(Dataset excerpt)
----------------------------------------
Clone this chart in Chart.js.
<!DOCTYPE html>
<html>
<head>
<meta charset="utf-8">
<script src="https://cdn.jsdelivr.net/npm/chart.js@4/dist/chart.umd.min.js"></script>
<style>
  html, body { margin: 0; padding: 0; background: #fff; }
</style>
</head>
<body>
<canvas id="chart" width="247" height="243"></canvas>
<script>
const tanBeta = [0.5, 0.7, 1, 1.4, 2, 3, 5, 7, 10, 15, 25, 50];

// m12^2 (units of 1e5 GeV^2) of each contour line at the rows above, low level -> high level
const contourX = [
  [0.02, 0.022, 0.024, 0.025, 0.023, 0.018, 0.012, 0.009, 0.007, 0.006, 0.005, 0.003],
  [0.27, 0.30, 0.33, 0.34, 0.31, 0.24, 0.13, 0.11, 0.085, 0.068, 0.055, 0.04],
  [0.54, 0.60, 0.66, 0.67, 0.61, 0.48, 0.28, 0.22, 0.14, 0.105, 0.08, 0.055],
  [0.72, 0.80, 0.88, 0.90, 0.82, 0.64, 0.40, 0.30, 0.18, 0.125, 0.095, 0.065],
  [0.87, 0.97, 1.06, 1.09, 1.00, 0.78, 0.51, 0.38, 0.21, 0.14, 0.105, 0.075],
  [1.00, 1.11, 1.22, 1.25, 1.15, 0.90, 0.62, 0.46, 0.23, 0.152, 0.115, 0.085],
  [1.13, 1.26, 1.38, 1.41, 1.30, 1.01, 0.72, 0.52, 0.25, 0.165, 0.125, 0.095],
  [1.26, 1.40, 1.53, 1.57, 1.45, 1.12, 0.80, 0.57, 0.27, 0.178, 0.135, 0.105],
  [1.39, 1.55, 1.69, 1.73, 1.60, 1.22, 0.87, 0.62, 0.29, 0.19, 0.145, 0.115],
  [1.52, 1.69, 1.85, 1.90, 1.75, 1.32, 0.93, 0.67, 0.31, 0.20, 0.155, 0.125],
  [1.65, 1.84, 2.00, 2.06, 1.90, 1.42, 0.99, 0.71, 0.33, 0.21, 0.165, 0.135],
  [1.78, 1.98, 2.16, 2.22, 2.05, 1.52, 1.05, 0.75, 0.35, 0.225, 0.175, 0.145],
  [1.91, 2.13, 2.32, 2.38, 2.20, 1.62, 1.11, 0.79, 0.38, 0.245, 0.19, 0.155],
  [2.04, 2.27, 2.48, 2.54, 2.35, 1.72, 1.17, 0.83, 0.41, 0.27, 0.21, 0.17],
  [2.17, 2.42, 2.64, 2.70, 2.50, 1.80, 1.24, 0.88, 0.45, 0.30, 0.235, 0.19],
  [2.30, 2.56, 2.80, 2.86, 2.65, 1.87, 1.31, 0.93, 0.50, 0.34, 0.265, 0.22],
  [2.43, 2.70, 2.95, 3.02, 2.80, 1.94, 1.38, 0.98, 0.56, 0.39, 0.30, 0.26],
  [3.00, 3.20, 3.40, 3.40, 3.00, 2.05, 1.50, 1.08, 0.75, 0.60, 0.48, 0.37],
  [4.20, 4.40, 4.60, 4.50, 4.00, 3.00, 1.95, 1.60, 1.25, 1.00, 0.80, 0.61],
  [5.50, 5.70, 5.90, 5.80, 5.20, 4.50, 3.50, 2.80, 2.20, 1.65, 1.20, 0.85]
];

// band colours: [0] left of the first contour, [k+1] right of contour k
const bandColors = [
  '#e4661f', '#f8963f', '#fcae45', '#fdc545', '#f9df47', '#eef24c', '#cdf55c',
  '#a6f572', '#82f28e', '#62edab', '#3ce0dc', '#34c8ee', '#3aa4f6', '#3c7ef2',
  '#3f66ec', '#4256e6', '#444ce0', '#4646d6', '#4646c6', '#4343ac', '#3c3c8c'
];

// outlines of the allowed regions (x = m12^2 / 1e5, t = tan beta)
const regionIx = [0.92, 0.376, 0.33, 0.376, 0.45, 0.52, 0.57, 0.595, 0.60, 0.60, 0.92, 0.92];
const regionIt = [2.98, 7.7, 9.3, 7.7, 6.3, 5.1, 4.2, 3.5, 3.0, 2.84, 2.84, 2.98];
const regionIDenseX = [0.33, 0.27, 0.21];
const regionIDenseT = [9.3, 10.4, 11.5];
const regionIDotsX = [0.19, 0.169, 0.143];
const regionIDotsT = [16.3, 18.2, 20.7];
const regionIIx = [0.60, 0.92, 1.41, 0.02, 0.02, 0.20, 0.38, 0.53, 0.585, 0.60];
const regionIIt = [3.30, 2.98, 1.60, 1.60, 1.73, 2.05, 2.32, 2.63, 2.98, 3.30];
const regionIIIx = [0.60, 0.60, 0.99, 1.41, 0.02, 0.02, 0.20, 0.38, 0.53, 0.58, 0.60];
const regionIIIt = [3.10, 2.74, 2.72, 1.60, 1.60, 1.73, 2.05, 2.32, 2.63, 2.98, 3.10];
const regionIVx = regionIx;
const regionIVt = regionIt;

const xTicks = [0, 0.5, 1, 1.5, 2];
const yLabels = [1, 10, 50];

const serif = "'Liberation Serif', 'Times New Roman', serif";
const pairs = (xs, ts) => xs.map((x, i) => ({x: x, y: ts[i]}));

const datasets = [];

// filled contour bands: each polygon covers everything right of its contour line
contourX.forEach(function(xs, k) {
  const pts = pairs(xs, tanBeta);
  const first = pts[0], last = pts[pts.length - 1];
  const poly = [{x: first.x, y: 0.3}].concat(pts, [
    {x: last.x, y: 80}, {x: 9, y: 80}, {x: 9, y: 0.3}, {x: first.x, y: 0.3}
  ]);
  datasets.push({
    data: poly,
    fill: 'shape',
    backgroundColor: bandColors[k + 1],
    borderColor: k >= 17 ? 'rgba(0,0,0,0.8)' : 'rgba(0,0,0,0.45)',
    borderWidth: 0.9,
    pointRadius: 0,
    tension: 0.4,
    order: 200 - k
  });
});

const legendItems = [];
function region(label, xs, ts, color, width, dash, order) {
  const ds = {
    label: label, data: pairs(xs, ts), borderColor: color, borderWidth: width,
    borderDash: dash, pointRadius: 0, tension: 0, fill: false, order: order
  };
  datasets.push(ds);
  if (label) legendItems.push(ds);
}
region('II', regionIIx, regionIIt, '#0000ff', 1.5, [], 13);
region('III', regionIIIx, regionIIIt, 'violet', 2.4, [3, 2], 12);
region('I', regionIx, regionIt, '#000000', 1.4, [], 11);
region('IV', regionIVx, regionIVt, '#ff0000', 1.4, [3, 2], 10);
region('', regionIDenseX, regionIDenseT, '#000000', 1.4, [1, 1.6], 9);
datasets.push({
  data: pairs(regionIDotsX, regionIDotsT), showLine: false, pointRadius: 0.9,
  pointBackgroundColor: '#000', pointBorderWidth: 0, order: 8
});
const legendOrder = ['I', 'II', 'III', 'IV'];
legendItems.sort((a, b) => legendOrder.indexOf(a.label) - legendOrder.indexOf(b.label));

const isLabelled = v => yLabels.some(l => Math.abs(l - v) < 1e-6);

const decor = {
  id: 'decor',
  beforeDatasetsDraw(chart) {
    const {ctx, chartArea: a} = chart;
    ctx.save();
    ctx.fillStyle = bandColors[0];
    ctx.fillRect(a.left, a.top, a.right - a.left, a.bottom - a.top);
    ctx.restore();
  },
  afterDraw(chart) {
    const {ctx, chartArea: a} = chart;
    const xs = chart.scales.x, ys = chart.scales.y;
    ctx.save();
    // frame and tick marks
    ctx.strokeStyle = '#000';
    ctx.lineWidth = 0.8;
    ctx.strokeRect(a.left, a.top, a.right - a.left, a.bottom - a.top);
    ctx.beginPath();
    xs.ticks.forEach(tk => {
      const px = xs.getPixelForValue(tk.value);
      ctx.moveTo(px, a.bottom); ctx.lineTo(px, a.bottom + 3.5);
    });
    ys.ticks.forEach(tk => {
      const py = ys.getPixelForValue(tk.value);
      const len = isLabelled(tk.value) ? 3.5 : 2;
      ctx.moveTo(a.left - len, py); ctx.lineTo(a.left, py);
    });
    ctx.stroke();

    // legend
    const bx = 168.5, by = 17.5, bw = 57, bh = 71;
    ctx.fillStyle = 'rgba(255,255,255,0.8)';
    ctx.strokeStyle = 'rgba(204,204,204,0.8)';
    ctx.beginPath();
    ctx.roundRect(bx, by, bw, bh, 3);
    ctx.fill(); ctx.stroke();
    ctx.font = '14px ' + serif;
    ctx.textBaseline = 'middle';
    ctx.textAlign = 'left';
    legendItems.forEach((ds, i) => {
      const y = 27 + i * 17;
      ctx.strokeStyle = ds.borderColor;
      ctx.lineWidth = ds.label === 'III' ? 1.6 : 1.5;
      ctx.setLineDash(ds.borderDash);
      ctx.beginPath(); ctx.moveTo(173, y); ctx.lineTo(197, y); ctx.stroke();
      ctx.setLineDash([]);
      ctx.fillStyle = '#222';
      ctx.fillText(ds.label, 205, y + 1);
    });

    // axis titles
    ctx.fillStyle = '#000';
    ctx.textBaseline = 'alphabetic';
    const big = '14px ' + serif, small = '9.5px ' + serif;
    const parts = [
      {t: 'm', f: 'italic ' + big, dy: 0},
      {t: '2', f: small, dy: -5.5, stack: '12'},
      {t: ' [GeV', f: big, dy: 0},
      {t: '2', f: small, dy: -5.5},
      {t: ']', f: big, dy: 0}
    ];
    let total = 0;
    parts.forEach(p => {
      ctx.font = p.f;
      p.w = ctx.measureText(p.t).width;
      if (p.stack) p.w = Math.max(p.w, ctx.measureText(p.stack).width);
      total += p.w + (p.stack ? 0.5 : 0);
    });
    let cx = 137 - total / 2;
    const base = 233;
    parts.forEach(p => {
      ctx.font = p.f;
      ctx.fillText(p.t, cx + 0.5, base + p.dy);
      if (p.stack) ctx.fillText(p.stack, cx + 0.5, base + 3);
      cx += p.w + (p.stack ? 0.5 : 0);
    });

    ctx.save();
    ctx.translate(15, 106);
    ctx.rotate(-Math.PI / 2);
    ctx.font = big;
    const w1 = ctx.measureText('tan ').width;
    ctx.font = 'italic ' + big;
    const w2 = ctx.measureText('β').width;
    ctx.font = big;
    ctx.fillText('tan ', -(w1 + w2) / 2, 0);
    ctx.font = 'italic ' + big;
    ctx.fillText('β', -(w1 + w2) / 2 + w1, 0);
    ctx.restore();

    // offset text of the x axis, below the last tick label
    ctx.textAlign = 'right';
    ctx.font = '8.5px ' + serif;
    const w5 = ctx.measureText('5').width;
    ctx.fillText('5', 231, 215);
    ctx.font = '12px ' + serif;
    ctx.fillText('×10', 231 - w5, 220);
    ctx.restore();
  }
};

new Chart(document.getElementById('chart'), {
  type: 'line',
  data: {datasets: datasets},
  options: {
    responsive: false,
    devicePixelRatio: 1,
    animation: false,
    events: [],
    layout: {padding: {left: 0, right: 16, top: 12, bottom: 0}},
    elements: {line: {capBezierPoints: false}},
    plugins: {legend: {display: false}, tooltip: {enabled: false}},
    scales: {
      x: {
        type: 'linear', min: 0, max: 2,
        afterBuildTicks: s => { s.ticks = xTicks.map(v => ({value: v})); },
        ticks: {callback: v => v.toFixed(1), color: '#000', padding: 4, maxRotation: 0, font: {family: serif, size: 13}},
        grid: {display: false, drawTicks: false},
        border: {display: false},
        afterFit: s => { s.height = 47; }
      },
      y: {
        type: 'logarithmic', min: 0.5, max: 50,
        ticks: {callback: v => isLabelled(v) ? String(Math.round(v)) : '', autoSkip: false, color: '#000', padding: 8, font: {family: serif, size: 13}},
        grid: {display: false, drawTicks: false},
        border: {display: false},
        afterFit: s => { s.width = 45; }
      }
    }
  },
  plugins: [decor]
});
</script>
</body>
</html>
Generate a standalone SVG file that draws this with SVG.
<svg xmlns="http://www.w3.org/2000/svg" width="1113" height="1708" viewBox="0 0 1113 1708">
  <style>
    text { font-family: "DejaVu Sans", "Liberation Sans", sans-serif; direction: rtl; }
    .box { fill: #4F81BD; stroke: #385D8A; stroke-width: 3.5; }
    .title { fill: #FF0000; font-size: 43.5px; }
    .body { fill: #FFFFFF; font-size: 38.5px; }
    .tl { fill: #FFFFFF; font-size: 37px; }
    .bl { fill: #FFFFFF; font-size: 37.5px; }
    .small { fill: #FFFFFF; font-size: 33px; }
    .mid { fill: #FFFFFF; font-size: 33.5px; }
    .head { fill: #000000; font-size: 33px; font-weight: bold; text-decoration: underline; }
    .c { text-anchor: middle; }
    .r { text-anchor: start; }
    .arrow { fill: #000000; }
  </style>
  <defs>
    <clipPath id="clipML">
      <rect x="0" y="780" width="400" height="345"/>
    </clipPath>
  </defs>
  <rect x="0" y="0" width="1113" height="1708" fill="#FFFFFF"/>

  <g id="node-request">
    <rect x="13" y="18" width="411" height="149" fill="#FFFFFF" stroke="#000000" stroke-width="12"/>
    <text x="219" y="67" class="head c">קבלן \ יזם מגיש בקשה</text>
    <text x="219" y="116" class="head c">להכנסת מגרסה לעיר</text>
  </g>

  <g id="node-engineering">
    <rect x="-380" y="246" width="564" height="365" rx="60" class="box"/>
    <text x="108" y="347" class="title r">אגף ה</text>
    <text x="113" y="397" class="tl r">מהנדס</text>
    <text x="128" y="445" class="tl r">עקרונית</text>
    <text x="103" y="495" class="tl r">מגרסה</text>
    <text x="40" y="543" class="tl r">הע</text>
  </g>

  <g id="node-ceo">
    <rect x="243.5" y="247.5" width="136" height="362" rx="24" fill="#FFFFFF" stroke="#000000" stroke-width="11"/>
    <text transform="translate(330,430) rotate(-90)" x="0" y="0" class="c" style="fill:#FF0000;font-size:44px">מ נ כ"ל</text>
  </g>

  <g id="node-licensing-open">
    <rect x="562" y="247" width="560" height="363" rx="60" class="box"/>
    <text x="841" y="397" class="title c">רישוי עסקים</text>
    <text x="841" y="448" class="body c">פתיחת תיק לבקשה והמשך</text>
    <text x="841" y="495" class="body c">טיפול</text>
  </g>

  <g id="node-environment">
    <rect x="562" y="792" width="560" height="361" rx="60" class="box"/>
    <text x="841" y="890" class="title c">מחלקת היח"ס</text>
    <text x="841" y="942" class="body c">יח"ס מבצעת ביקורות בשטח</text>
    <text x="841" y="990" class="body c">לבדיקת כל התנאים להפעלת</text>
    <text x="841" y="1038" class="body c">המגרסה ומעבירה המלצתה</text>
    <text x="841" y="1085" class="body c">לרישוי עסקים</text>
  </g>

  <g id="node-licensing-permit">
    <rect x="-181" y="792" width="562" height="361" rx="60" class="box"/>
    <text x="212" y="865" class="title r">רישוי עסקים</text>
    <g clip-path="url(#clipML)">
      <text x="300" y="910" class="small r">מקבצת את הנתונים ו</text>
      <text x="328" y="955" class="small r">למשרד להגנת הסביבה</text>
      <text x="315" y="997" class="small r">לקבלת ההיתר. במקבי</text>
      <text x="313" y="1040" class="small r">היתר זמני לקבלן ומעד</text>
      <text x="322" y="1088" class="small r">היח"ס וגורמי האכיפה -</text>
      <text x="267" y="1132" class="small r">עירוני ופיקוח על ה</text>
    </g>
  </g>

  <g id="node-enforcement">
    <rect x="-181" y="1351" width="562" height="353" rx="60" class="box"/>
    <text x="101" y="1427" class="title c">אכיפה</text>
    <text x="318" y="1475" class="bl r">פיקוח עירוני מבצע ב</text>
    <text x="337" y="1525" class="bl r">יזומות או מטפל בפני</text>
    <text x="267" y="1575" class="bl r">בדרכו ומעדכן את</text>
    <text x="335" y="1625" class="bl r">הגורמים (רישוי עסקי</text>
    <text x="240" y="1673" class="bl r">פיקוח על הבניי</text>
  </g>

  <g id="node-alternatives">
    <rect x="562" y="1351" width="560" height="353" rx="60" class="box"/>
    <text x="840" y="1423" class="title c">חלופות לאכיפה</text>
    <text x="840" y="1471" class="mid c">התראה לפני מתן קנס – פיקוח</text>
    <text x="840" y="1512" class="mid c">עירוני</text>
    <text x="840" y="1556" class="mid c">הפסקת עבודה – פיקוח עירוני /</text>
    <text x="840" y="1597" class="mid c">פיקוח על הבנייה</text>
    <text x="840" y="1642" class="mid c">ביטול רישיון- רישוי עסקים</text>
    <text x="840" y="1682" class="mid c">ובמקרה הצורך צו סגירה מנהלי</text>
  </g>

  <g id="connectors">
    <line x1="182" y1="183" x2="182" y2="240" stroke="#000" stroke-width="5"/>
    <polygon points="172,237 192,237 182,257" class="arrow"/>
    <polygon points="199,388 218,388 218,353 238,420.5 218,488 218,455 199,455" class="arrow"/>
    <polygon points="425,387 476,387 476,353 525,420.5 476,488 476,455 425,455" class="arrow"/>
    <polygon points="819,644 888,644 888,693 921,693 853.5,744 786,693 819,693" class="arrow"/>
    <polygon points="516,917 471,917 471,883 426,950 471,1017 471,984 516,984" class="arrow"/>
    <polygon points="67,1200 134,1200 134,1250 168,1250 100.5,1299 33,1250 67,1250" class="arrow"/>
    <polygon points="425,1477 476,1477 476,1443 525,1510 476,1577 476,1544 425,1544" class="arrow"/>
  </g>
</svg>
----------------------------------------
◆ REQUIREMENT: Set down exactly the lines that begin the records and continue through the line bearing "15, 25, 50];"; include both ends.

◆ RESULT OF THIS EXERCISE:
Clone this chart in Chart.js.
<!DOCTYPE html>
<html>
<head>
<meta charset="utf-8">
<script src="https://cdn.jsdelivr.net/npm/chart.js@4/dist/chart.umd.min.js"></script>
<style>
  html, body { margin: 0; padding: 0; background: #fff; }
</style>
</head>
<body>
<canvas id="chart" width="247" height="243"></canvas>
<script>
const tanBeta = [0.5, 0.7, 1, 1.4, 2, 3, 5, 7, 10, 15, 25, 50];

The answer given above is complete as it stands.